I hope whatever the outcome, it works out for you in the end. I'm really pleased you've found someone you click with, but I do also agree with kb and Lil's musings on the matter - they're far more articulate than I so I won't repeat anything. As you say, advocate for yourself first! But I hope it works out. It all sounds so promising.

kleinbl00  ·  703 days ago  ·  link  ·  

This whole passage makes me so happy.

My only observation is you're referring to "the initial discovery period" as "the discovery period" as if there's only one, when everything about what you write indicates that you know you're discovering more and more about each other every day. Which, as two people who do not lead static lives, is exactly the way it's supposed to work.

Foveaux  ·  703 days ago  ·  link  ·  

Yeah you're dead right, I was describing it like it's in a vacuum but it's not like you cease learning about someone once you know them for 6 months!

moe  ·  698 days ago  ·  link  ·  

    I also think that relationships, at a basic level, ARE a mutual pact of control.

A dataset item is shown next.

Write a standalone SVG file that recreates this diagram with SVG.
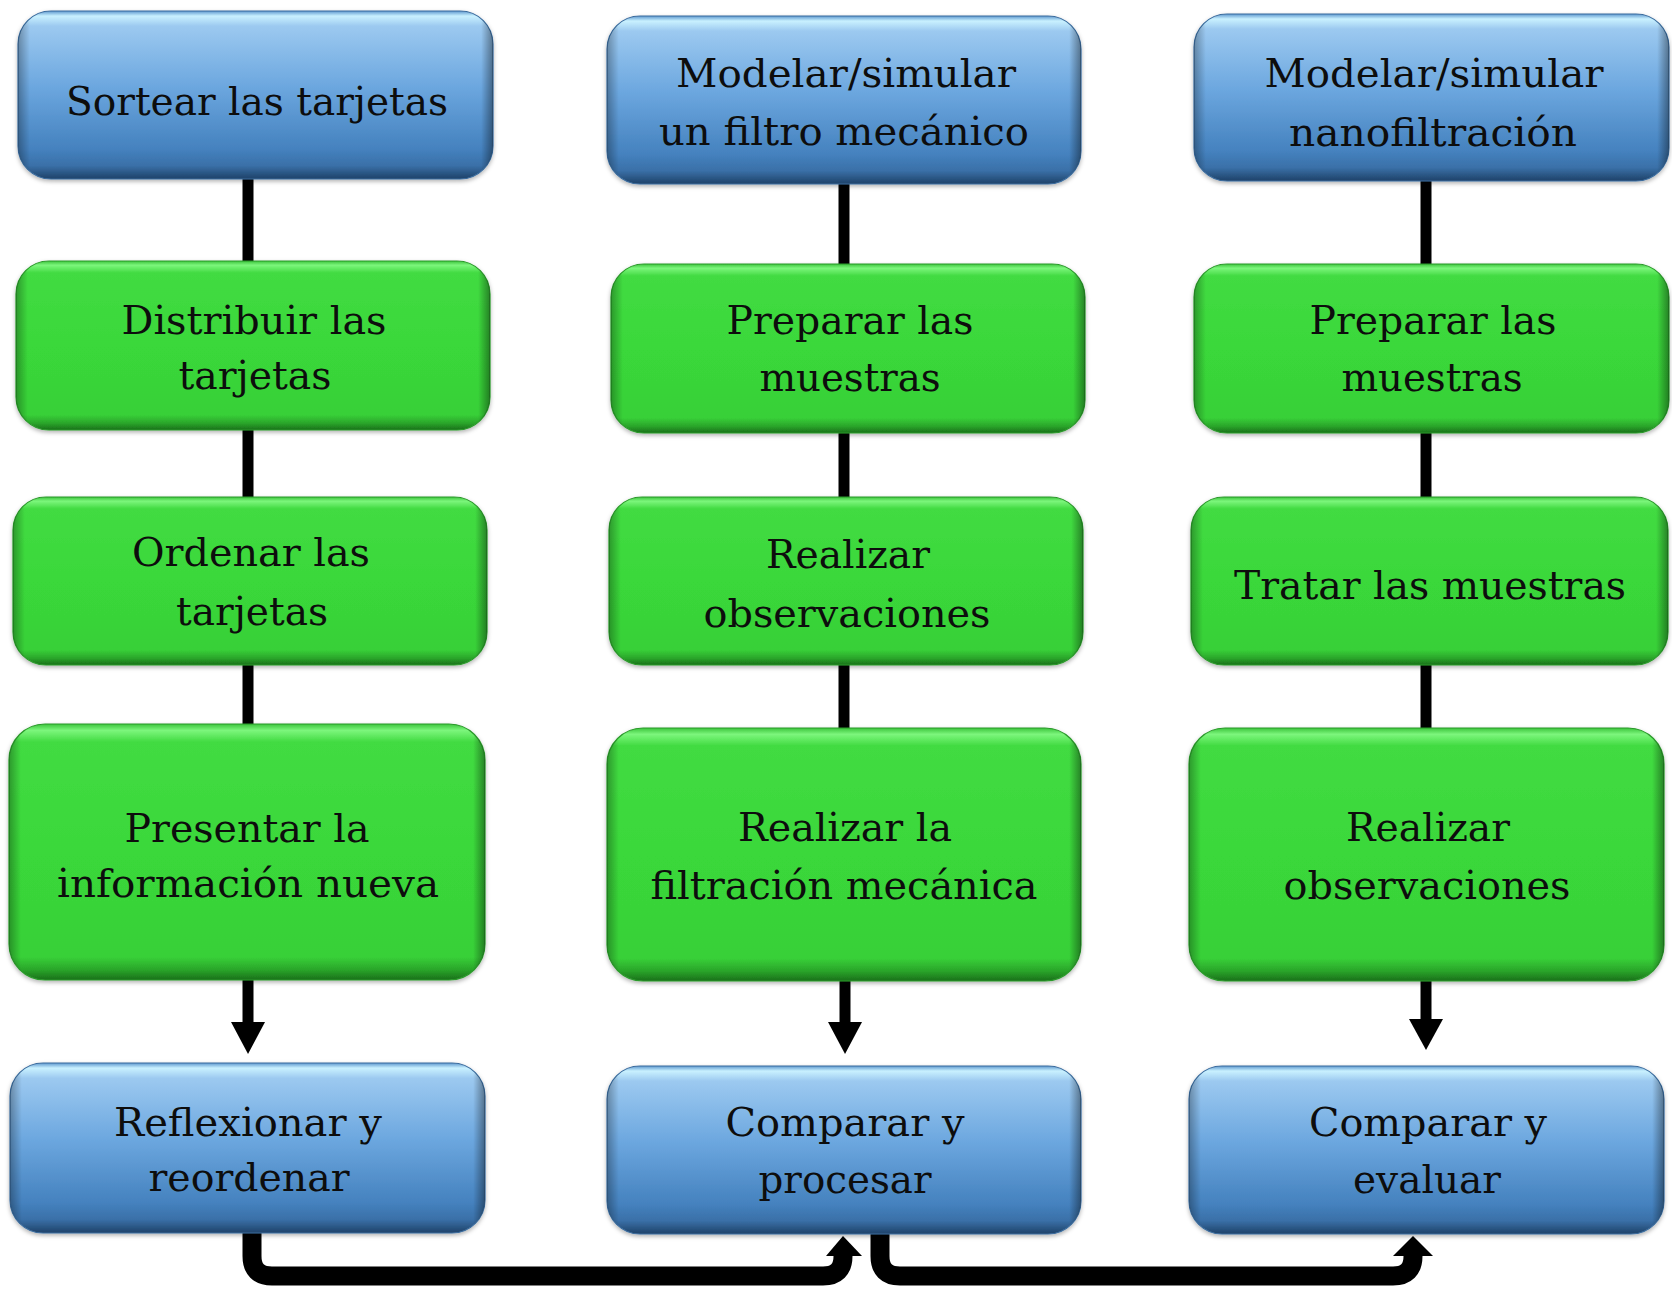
<svg xmlns="http://www.w3.org/2000/svg" width="1672" height="1290" viewBox="0 0 1672 1290">
<defs>
<linearGradient id="gBlue" x1="0" y1="0" x2="0" y2="1">
<stop offset="0" stop-color="#5e98cf"/>
<stop offset="0.03" stop-color="#c9f1ff"/>
<stop offset="0.09" stop-color="#9cc9f0"/>
<stop offset="0.45" stop-color="#6ca7df"/>
<stop offset="0.82" stop-color="#4582bf"/>
<stop offset="0.92" stop-color="#3a70a8"/>
<stop offset="1" stop-color="#1f4268"/>
</linearGradient>
<linearGradient id="gGreen" x1="0" y1="0" x2="0" y2="1">
<stop offset="0" stop-color="#3cc43c"/>
<stop offset="0.025" stop-color="#7cf67c"/>
<stop offset="0.07" stop-color="#42db42"/>
<stop offset="0.5" stop-color="#3ad83a"/>
<stop offset="0.91" stop-color="#38d038"/>
<stop offset="0.96" stop-color="#2aa52a"/>
<stop offset="1" stop-color="#1a701a"/>
</linearGradient>
<linearGradient id="gSide" x1="0" y1="0" x2="1" y2="0">
<stop offset="0" stop-color="#000" stop-opacity="0.3"/>
<stop offset="0.025" stop-color="#000" stop-opacity="0"/>
<stop offset="0.975" stop-color="#000" stop-opacity="0"/>
<stop offset="1" stop-color="#000" stop-opacity="0.4"/>
</linearGradient>
<filter id="sh" x="-5%" y="-5%" width="110%" height="115%">
<feDropShadow dx="0" dy="2" stdDeviation="2" flood-color="#000" flood-opacity="0.3"/>
</filter>
</defs>
<style>
.blue{fill:url(#gBlue);stroke:#3a6c9e;stroke-width:1.2;filter:url(#sh)}
.green{fill:url(#gGreen);stroke:#2a9a2a;stroke-width:1.2;filter:url(#sh)}
.side{fill:url(#gSide);stroke:none}
text{font-family:"DejaVu Serif","Liberation Serif",serif;font-size:40px;fill:#0d0d0d;text-anchor:middle}
.ln{stroke:#000;stroke-width:11;fill:none}
.thick{stroke:#000;stroke-width:19;fill:none}
.head{fill:#000}
</style>
<rect width="1672" height="1290" fill="#fff"/>
<g id="connectors">
<line class="ln" x1="248" y1="178" x2="248" y2="262"/>
<line class="ln" x1="248" y1="429" x2="248" y2="498"/>
<line class="ln" x1="248" y1="664" x2="248" y2="726"/>
<line class="ln" x1="248" y1="978" x2="248" y2="1025"/>
<polygon class="head" points="231,1022 265,1022 248,1054"/>
<line class="ln" x1="844" y1="183" x2="844" y2="265"/>
<line class="ln" x1="844" y1="432" x2="844" y2="498"/>
<line class="ln" x1="844" y1="664" x2="844" y2="729"/>
<line class="ln" x1="845" y1="980" x2="845" y2="1025"/>
<polygon class="head" points="828,1022 862,1022 845,1054"/>
<line class="ln" x1="1426" y1="180" x2="1426" y2="265"/>
<line class="ln" x1="1426" y1="432" x2="1426" y2="498"/>
<line class="ln" x1="1426" y1="664" x2="1426" y2="729"/>
<line class="ln" x1="1426" y1="980" x2="1426" y2="1022"/>
<polygon class="head" points="1409,1019 1443,1019 1426,1050"/>
<path class="thick" d="M252,1232 V1256 Q252,1276 272,1276 H823 Q843,1276 843,1256 V1252"/>
<polygon class="head" points="826,1256 843,1236 862,1256"/>
<path class="thick" d="M880,1234 V1256 Q880,1276 900,1276 H1393 Q1413,1276 1413,1256 V1252"/>
<polygon class="head" points="1393,1256 1413,1236 1433,1256"/>
</g>
<g id="n1">
<rect class="blue" x="18" y="11" width="475" height="168" rx="33"/>
<rect class="side" x="18" y="11" width="475" height="168" rx="33"/>
<text x="257" y="115" textLength="382" lengthAdjust="spacingAndGlyphs">Sortear las tarjetas</text>
</g>
<g id="n2">
<rect class="green" x="16" y="261" width="474" height="169" rx="33"/>
<rect class="side" x="16" y="261" width="474" height="169" rx="33"/>
<text x="254" y="334" textLength="265" lengthAdjust="spacingAndGlyphs">Distribuir las</text>
<text x="255" y="389" textLength="153" lengthAdjust="spacingAndGlyphs">tarjetas</text>
</g>
<g id="n3">
<rect class="green" x="13" y="497" width="474" height="168" rx="33"/>
<rect class="side" x="13" y="497" width="474" height="168" rx="33"/>
<text x="251" y="566" textLength="238" lengthAdjust="spacingAndGlyphs">Ordenar las</text>
<text x="252" y="625" textLength="152" lengthAdjust="spacingAndGlyphs">tarjetas</text>
</g>
<g id="n4">
<rect class="green" x="9" y="724" width="476" height="256" rx="36"/>
<rect class="side" x="9" y="724" width="476" height="256" rx="36"/>
<text x="247" y="842" textLength="245" lengthAdjust="spacingAndGlyphs">Presentar la</text>
<text x="248" y="897" textLength="382" lengthAdjust="spacingAndGlyphs">información nueva</text>
</g>
<g id="n5">
<rect class="blue" x="10" y="1063" width="475" height="170" rx="33"/>
<rect class="side" x="10" y="1063" width="475" height="170" rx="33"/>
<text x="248" y="1136" textLength="268" lengthAdjust="spacingAndGlyphs">Reflexionar y</text>
<text x="249" y="1191" textLength="201" lengthAdjust="spacingAndGlyphs">reordenar</text>
</g>
<g id="n6">
<rect class="blue" x="607" y="16" width="474" height="168" rx="33"/>
<rect class="side" x="607" y="16" width="474" height="168" rx="33"/>
<text x="846" y="87" textLength="340" lengthAdjust="spacingAndGlyphs">Modelar/simular</text>
<text x="844" y="145" textLength="370" lengthAdjust="spacingAndGlyphs">un filtro mecánico</text>
</g>
<g id="n7">
<rect class="green" x="611" y="264" width="474" height="169" rx="33"/>
<rect class="side" x="611" y="264" width="474" height="169" rx="33"/>
<text x="850" y="334" textLength="247" lengthAdjust="spacingAndGlyphs">Preparar las</text>
<text x="850" y="391" textLength="181" lengthAdjust="spacingAndGlyphs">muestras</text>
</g>
<g id="n8">
<rect class="green" x="609" y="497" width="474" height="168" rx="33"/>
<rect class="side" x="609" y="497" width="474" height="168" rx="33"/>
<text x="848" y="568" textLength="164" lengthAdjust="spacingAndGlyphs">Realizar</text>
<text x="847" y="627" textLength="287" lengthAdjust="spacingAndGlyphs">observaciones</text>
</g>
<g id="n9">
<rect class="green" x="607" y="728" width="474" height="253" rx="36"/>
<rect class="side" x="607" y="728" width="474" height="253" rx="36"/>
<text x="845" y="841" textLength="214" lengthAdjust="spacingAndGlyphs">Realizar la</text>
<text x="844" y="899" textLength="387" lengthAdjust="spacingAndGlyphs">filtración mecánica</text>
</g>
<g id="n10">
<rect class="blue" x="607" y="1066" width="474" height="168" rx="33"/>
<rect class="side" x="607" y="1066" width="474" height="168" rx="33"/>
<text x="845" y="1136" textLength="239" lengthAdjust="spacingAndGlyphs">Comparar y</text>
<text x="845" y="1193" textLength="173" lengthAdjust="spacingAndGlyphs">procesar</text>
</g>
<g id="n11">
<rect class="blue" x="1194" y="14" width="475" height="167" rx="33"/>
<rect class="side" x="1194" y="14" width="475" height="167" rx="33"/>
<text x="1434" y="87" textLength="339" lengthAdjust="spacingAndGlyphs">Modelar/simular</text>
<text x="1433" y="146" textLength="288" lengthAdjust="spacingAndGlyphs">nanofiltración</text>
</g>
<g id="n12">
<rect class="green" x="1194" y="264" width="475" height="169" rx="33"/>
<rect class="side" x="1194" y="264" width="475" height="169" rx="33"/>
<text x="1433" y="334" textLength="247" lengthAdjust="spacingAndGlyphs">Preparar las</text>
<text x="1432" y="391" textLength="181" lengthAdjust="spacingAndGlyphs">muestras</text>
</g>
<g id="n13">
<rect class="green" x="1191" y="497" width="477" height="168" rx="33"/>
<rect class="side" x="1191" y="497" width="477" height="168" rx="33"/>
<text x="1430" y="599" textLength="392" lengthAdjust="spacingAndGlyphs">Tratar las muestras</text>
</g>
<g id="n14">
<rect class="green" x="1189" y="728" width="475" height="253" rx="36"/>
<rect class="side" x="1189" y="728" width="475" height="253" rx="36"/>
<text x="1428" y="841" textLength="164" lengthAdjust="spacingAndGlyphs">Realizar</text>
<text x="1427" y="899" textLength="287" lengthAdjust="spacingAndGlyphs">observaciones</text>
</g>
<g id="n15">
<rect class="blue" x="1189" y="1066" width="475" height="168" rx="33"/>
<rect class="side" x="1189" y="1066" width="475" height="168" rx="33"/>
<text x="1428" y="1136" textLength="238" lengthAdjust="spacingAndGlyphs">Comparar y</text>
<text x="1427" y="1193" textLength="148" lengthAdjust="spacingAndGlyphs">evaluar</text>
</g>
</svg>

The idea of mutual 'control' and general question of the 'rationality' of expecting monogamy are concepts with which I've still yet to come to terms. It's not an insecurity borne of any past or present situation, but rather just the hypothetical of a partner proposing non-monogamy and whether I could (or perhaps more importantly, need to) rationalize a rejection that's not reliant on mitigable concerns (e.g. using protection). Setting aside the empirical arguments, I don't know how to examine the emotional need for a partner to reciprocate monogamy and whether that's rooted in something outside of possessiveness.

thenewgreen  ·  701 days ago  ·  link  ·  

Late to the discussion. But I just want to say that this line from kleinbl00 is spot on:

    And she won't respect you.
-some will say otherwise, but they’re wrong. His advice about letting her go until she’s ready to come back makes a lot of sense too. Wishing you the best here, BFE. You deserve it!